A particularly useful coordinate condition is the harmonic condition (also known as the "de Donder gauge"):

$0 = \Gamma^{\alpha}_{\beta \gamma} g^{\beta \gamma} \!.$

Here, gamma is a Christoffel symbol (also known as the "affine connection"), and the "g" with superscripts is the inverse of the metric tensor. This harmonic condition is frequently used by physicists when working with gravitational waves. This condition is also frequently used to derive the post-Newtonian approximation.

Although the harmonic coordinate condition is not generally covariant, it is Lorentz covariant. This coordinate condition resolves the ambiguity of the metric tensor $g_{\mu \nu} \!$ by providing four additional differential equations that the metric tensor must satisfy.

==Synchronous coordinates==

Another particularly useful coordinate condition is the synchronous condition:

$g_{01} = g_{02} = g_{03} = 0 \!$

and

$g_{00} = -1 \!$.

Synchronous coordinates are also known as Gaussian coordinates. They are frequently used in cosmology.

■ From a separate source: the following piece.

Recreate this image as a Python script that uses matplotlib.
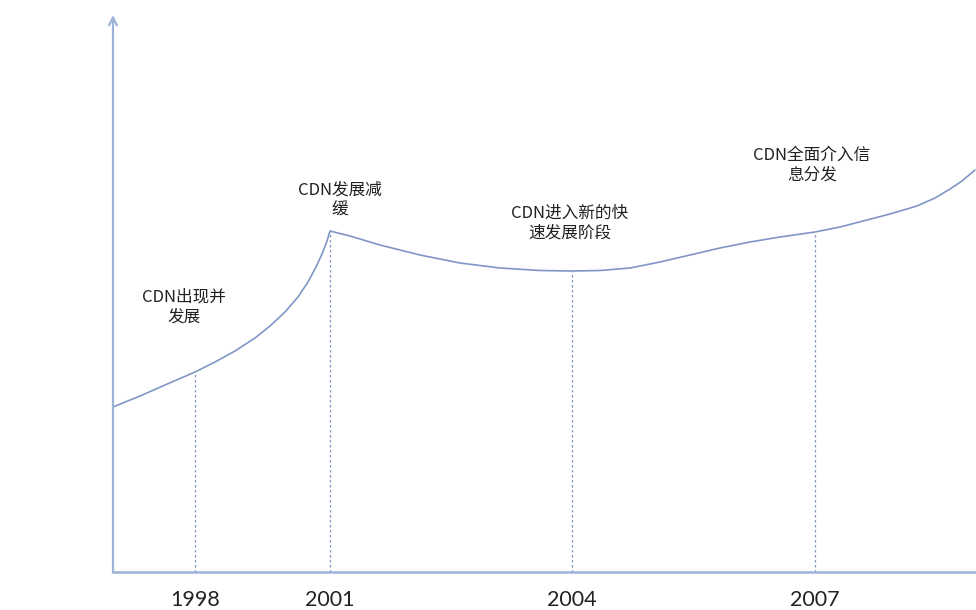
import numpy as np
import matplotlib
matplotlib.use("Agg")
import matplotlib.pyplot as plt

plt.rcParams['font.family'] = ['Noto Sans CJK SC', 'DejaVu Sans']

# schematic development curve, arbitrary units (time 0..863, level 0..557)
curve_t = [0, 27, 52, 82, 102, 122, 142, 157, 172, 185, 195, 203, 209, 214, 217,
           237, 267, 307, 347, 387, 427, 459,
           487, 517, 547, 577, 607, 637, 667, 702,
           727, 754, 777, 804, 822, 837, 849, 862]
curve_level = [165, 176, 187, 200, 210, 221, 234, 246, 260, 275, 290, 305, 318, 331, 341,
               336, 327, 317, 309, 304, 301.5, 301,
               301.5, 304, 310, 317, 324, 330, 335, 340,
               345, 352, 358, 366, 374, 383, 391, 402]

years = ["1998", "2001", "2004", "2007"]
year_t = [82, 217, 459, 702]
stages = ["CDN出现并\n发展", "CDN发展减\n缓", "CDN进入新的快\n速发展阶段", "CDN全面介入信\n息分发"]

line_color = "#8196c6"
axis_color = "#9db3d8"

fig = plt.figure(figsize=(9.76, 6.10), dpi=100)
ax = fig.add_axes([113 / 976, 38 / 610, 863 / 976, 557 / 610])
ax.set_xlim(0, 863)
ax.set_ylim(0, 557)
ax.axis("off")

ax.plot(curve_t, curve_level, color=line_color, lw=1.2,
        solid_capstyle="round", solid_joinstyle="round")

year_level = np.interp(year_t, curve_t, curve_level)
for t, lv in zip(year_t, year_level):
    ax.plot([t, t], [0, lv], color=line_color, lw=0.9, dashes=(2, 2))

# axes with arrows
ax.annotate("", xy=(0, 557), xytext=(0, 0),
            arrowprops=dict(arrowstyle="->", color=axis_color, lw=1.6, mutation_scale=14,
                            shrinkA=0, shrinkB=0), annotation_clip=False)
ax.plot([0, 870], [0, 0], color=axis_color, lw=1.8, clip_on=False)

for t, y in zip(year_t, years):
    ax.text(t, -28, y, ha="center", va="center", fontsize=15.5, color="#222222",
            family=["Lato", "DejaVu Sans"], clip_on=False)

label_pos = [(71, 265), (227, 372), (457, 349), (699, 407)]
for (x, y), s in zip(label_pos, stages):
    ax.text(x, y, s, ha="center", va="center", fontsize=12, color="#222222",
            linespacing=1.2)

fig.savefig("out.png", dpi=100)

The synchronous coordinate condition is neither generally covariant nor Lorentz covariant. This coordinate condition resolves the ambiguity of the metric tensor $g_{\mu \nu} \!$ by providing four algebraic equations that the metric tensor must satisfy.

==Other coordinates==
Many other coordinate conditions have been employed by physicists, though none as pervasively as those described above. Almost all coordinate conditions used by physicists, including the harmonic and synchronous coordinate conditions, would be satisfied by a metric tensor that equals the Minkowski tensor everywhere. (However, since the Riemann and hence the Ricci tensor for Minkowski coordinates is identically zero, the Einstein equations give zero energy/matter for Minkowski coordinates; so Minkowski coordinates cannot be an acceptable final answer.) Unlike the harmonic and synchronous coordinate conditions, some commonly used coordinate conditions may be either under-determinative or over-determinative.

An example of an under-determinative condition is the algebraic statement that the determinant of the metric tensor is −1, which still leaves considerable gauge freedom. This condition would have to be supplemented by other conditions in order to remove the ambiguity in the metric tensor.

An example of an over-determinative condition is the algebraic statement that the difference between the metric tensor and the Minkowski tensor is simply a null four-vector times itself, which is known as a Kerr-Schild form of the metric. This Kerr-Schild condition goes well beyond removing coordinate ambiguity, and thus also prescribes a type of physical space-time structure. The determinant of the metric tensor in a Kerr-Schild metric is negative one, which by itself is an under-determinative coordinate condition.

When choosing coordinate conditions, it is important to beware of illusions or artifacts that can be created by that choice. For example, the Schwarzschild metric may include an apparent singularity at a surface that is separate from the point-source, but that singularity is merely an artifact of the choice of coordinate conditions, rather than arising from actual physical reality.

If one is going to solve the Einstein field equations using approximate methods such as the post-Newtonian expansion, then one should try to choose a coordinate condition which will make the expansion converge as quickly as possible (or at least prevent it from diverging). Similarly, for numerical methods one needs to avoid caustics (coordinate singularities).

==Lorentz covariant coordinate conditions==
If one combines a coordinate condition which is Lorentz covariant, such as the harmonic coordinate condition mentioned above, with the Einstein field equations, then one gets a theory which is in some sense consistent with both special and general relativity. Among the simplest examples of such coordinate conditions are these:
1. $g_{\alpha \beta , \gamma} \eta^{\beta \gamma} = k \, g_{\mu \nu , \alpha} \eta^{\mu \nu} \,.$
2. $g^{\alpha \beta}{}_{, \beta} = k \, g^{\mu \nu}{}_{, \gamma} \eta_{\mu \nu} \eta^{\alpha \gamma} \,.$

where one can fix the constant k to be any convenient value.